Left fielder Eddie Rosario is dealing with an abdominal strain that will sideline him for a while, further depleting an already thin Indians outfield.
Right-handed hitting Oscar Mercado has filled in nicely for Rosario and is showing signs of an improved offensive game.
Where They Go From Here:
The Indians were recently swept by both the Houston Astros and the Tampa Bay Rays, formidable teams that once would have been tested by better overall Cleveland clubs. Not this year.
The Indians, short on depth and trying to stay in the American League Central Division pennant race, provide a strong effort every game. It is a credit to manager Terry Francona that his team scrapes and claws their way when they take the field. The club still isn’t anywhere near an offensive force. They are often challenged to score runs, but recent improvement is noticeable. Maybe the hot weather is heating up the bats.
After the All Star break, the Indians will face Oakland and Houston on the road and Tampa Bay and St. Louis at home, before they go to Chicago to end the month with the division leading White Sox. They will be challenged to keep up with those five quality clubs.
All baseball organizations suffer injuries to quality players. The White Sox have lost impact bats in Eloy Jimenez, Luis Robert, Nick Madrigal and Yasmani Grandal. So far, their starting pitching remains healthy.
Opponents do not feel sorry for teams with injuries. Opponents show no mercy.
The Indians have been hit hard with the injury losses of their first three starting pitchers. While Zach Plesac has returned, All Star Shane Bieber and right-hander Aaron Civale are sidelined and are probably weeks away from returning to the rotation.
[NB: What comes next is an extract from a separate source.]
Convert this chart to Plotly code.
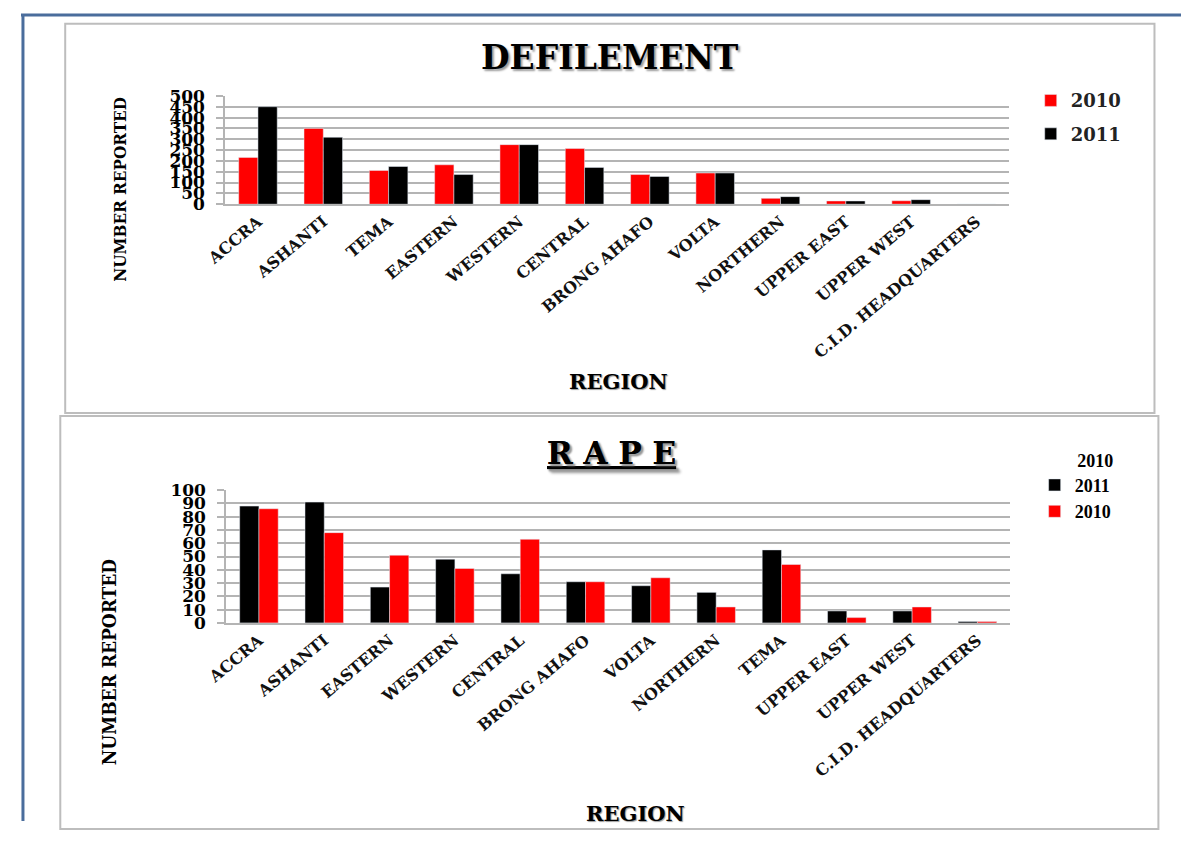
import plotly.graph_objects as go

# ---- data -------------------------------------------------------------
def_regions = ["ACCRA", "ASHANTI", "TEMA", "EASTERN", "WESTERN", "CENTRAL",
               "BRONG AHAFO", "VOLTA", "NORTHERN", "UPPER EAST", "UPPER WEST",
               "C.I.D. HEADQUARTERS"]
def_2010 = [216, 350, 156, 182, 275, 257, 137, 144, 27, 15, 16, 0]
def_2011 = [450, 309, 174, 137, 275, 170, 128, 144, 35, 15, 21, 0]

rape_regions = ["ACCRA", "ASHANTI", "EASTERN", "WESTERN", "CENTRAL",
                "BRONG AHAFO", "VOLTA", "NORTHERN", "TEMA", "UPPER EAST",
                "UPPER WEST", "C.I.D. HEADQUARTERS"]
rape_2011 = [88, 91, 27, 48, 37, 31, 28, 23, 55, 9, 9, 1]
rape_2010 = [86, 68, 51, 41, 63, 31, 34, 12, 44, 4, 12, 1]

def_ticks = list(range(0, 501, 50))
rape_ticks = list(range(0, 101, 10))

# ---- page geometry (pixels) -------------------------------------------
# the html body keeps its default 8px margin, so the figure is sized to
# fill the rest of the page and pixel positions are measured from there
PAGE_W, PAGE_H = 1197, 847
OFF = 8
W, H = PAGE_W - 2 * OFF, PAGE_H - 2 * OFF
RED, BLACK = "#ff0000", "#000000"
GRID = "#b4b4b4"
SERIF = "DejaVu Serif, Liberation Serif, serif"
COND = "DejaVu Serif Condensed, DejaVu Serif, Liberation Serif, serif"
TIMES = "Liberation Serif, Times New Roman, serif"


def px_x(x):
    return (x - OFF) / W


def px_y(y):
    return 1 - (y - OFF) / H


fig = go.Figure()

fig.add_trace(go.Bar(x=def_regions, y=def_2010, name="2010", marker_color=RED,
                     xaxis="x", yaxis="y", legend="legend", legendgroup="a"))
fig.add_trace(go.Bar(x=def_regions, y=def_2011, name="2011", marker_color=BLACK,
                     xaxis="x", yaxis="y", legend="legend", legendgroup="b"))
fig.add_trace(go.Bar(x=rape_regions, y=rape_2011, name="2011", marker_color=BLACK,
                     xaxis="x2", yaxis="y2", legend="legend2", legendgroup="c"))
fig.add_trace(go.Bar(x=rape_regions, y=rape_2010, name="2010", marker_color=RED,
                     xaxis="x2", yaxis="y2", legend="legend2", legendgroup="d"))

tick_font = dict(family=SERIF, size=17, color="black", weight="bold")
cat_font = dict(family=SERIF, size=16, color="#111", weight="bold")

common_x = dict(type="category", tickangle=-40, showgrid=False, showline=True,
                linecolor=GRID, linewidth=2, ticks="", tickfont=cat_font)
common_y = dict(showgrid=True, gridcolor=GRID, gridwidth=2, showline=True,
                linecolor=GRID, linewidth=2, ticks="outside", ticklen=7,
                tickcolor=GRID, tickwidth=2, tickfont=tick_font,
                ticklabelstandoff=8, zeroline=False)

fig.update_layout(
    width=W, height=H,
    margin=dict(l=0, r=0, t=0, b=0),
    paper_bgcolor="white", plot_bgcolor="white",
    barmode="group", bargap=0.41, bargroupgap=0,
    showlegend=True,
    xaxis=dict(common_x, domain=[px_x(216), px_x(1014)], anchor="y"),
    yaxis=dict(common_y, domain=[px_y(207), px_y(96)], anchor="x",
               range=[0, 500], tickvals=def_ticks),
    xaxis2=dict(common_x, domain=[px_x(217), px_x(1015)], anchor="y2"),
    yaxis2=dict(common_y, domain=[px_y(636), px_y(500)], anchor="x2",
                range=[0, 100], tickvals=rape_ticks),
    legend=dict(x=px_x(1036), y=px_y(82), xanchor="left", yanchor="top",
                bgcolor="rgba(0,0,0,0)", tracegroupgap=7,
                font=dict(family=SERIF, size=18, color="#222", weight="bold"),
                itemwidth=30),
    legend2=dict(x=px_x(1040), y=px_y(452), xanchor="left", yanchor="top",
                 bgcolor="rgba(0,0,0,0)", tracegroupgap=0,
                 title=dict(text="         2010",
                            font=dict(family=TIMES, size=18, color="black",
                                      weight="bold")),
                 font=dict(family=TIMES, size=18, color="black", weight="bold"),
                 itemwidth=30),
)

# ---- frames -----------------------------------------------------------
shapes = [
    # outer page frame
    dict(type="line", xref="paper", yref="paper", x0=0, x1=1.0,
         y0=px_y(13), y1=px_y(13), line=dict(color="#4a6d9c", width=3)),
    dict(type="line", xref="paper", yref="paper", x0=px_x(10), x1=px_x(10),
         y0=px_y(12), y1=0, line=dict(color="#4a6d9c", width=3)),
    # chart boxes
    dict(type="rect", xref="paper", yref="paper", x0=px_x(53), x1=px_x(1162),
         y0=px_y(421), y1=px_y(22), line=dict(color="#bdbdbd", width=2)),
    dict(type="rect", xref="paper", yref="paper", x0=px_x(48), x1=px_x(1166),
         y0=-0.01, y1=px_y(424), line=dict(color="#bdbdbd", width=2)),
]
fig.update_layout(shapes=shapes)

shadow = "2px 2px 2px #9a9a9a"
annotations = [
    dict(text="DEFILEMENT", x=px_x(608), y=px_y(57),
         font=dict(family=SERIF, size=33, color="black", weight="bold",
                   shadow=shadow)),
    dict(text="R A P E", x=px_x(609), y=px_y(462),
         font=dict(family=SERIF, size=31, color="black", weight="bold",
                   shadow=shadow, lineposition="under")),
    dict(text="REGION", x=px_x(616), y=px_y(389),
         font=dict(family=SERIF, size=21, color="black", weight="bold",
                   shadow="1px 1px 1px #999")),
    dict(text="REGION", x=px_x(634), y=px_y(831),
         font=dict(family=SERIF, size=21, color="black", weight="bold",
                   shadow="1px 1px 1px #999")),
    dict(text="NUMBER REPORTED", x=px_x(108), y=px_y(192), textangle=-90,
         font=dict(family=COND, size=17, color="black", weight="bold")),
    dict(text="NUMBER REPORTED", x=px_x(98), y=px_y(676), textangle=-90,
         font=dict(family=COND, size=19, color="black", weight="bold")),
]
for a in annotations:
    a.update(xref="paper", yref="paper", showarrow=False,
             xanchor="center", yanchor="middle")
fig.update_layout(annotations=annotations)

fig.write_html("out.html")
Offensive players Josh Naylor and Eddie Rosario have joined Jordan Luplow on the injured list, reducing run production threats for manager Terry Francona.
The Indians have a very young team, and the youth shows at times. That is especially true with minor league replacement pitchers.
It remains possible the Indians will be active in the trade market to end July. In this year’s First Year Player Draft, they drafted ten collegiate pitchers in 11 picks. That says everything about the importance of pitching depth in baseball.
In this scout’s opinion, Cleveland’s front office is one of the best in the game. They will likely listen to offers for both veteran and prospect players. The team needs to shore up the immediate pitching depth and find an impact bat.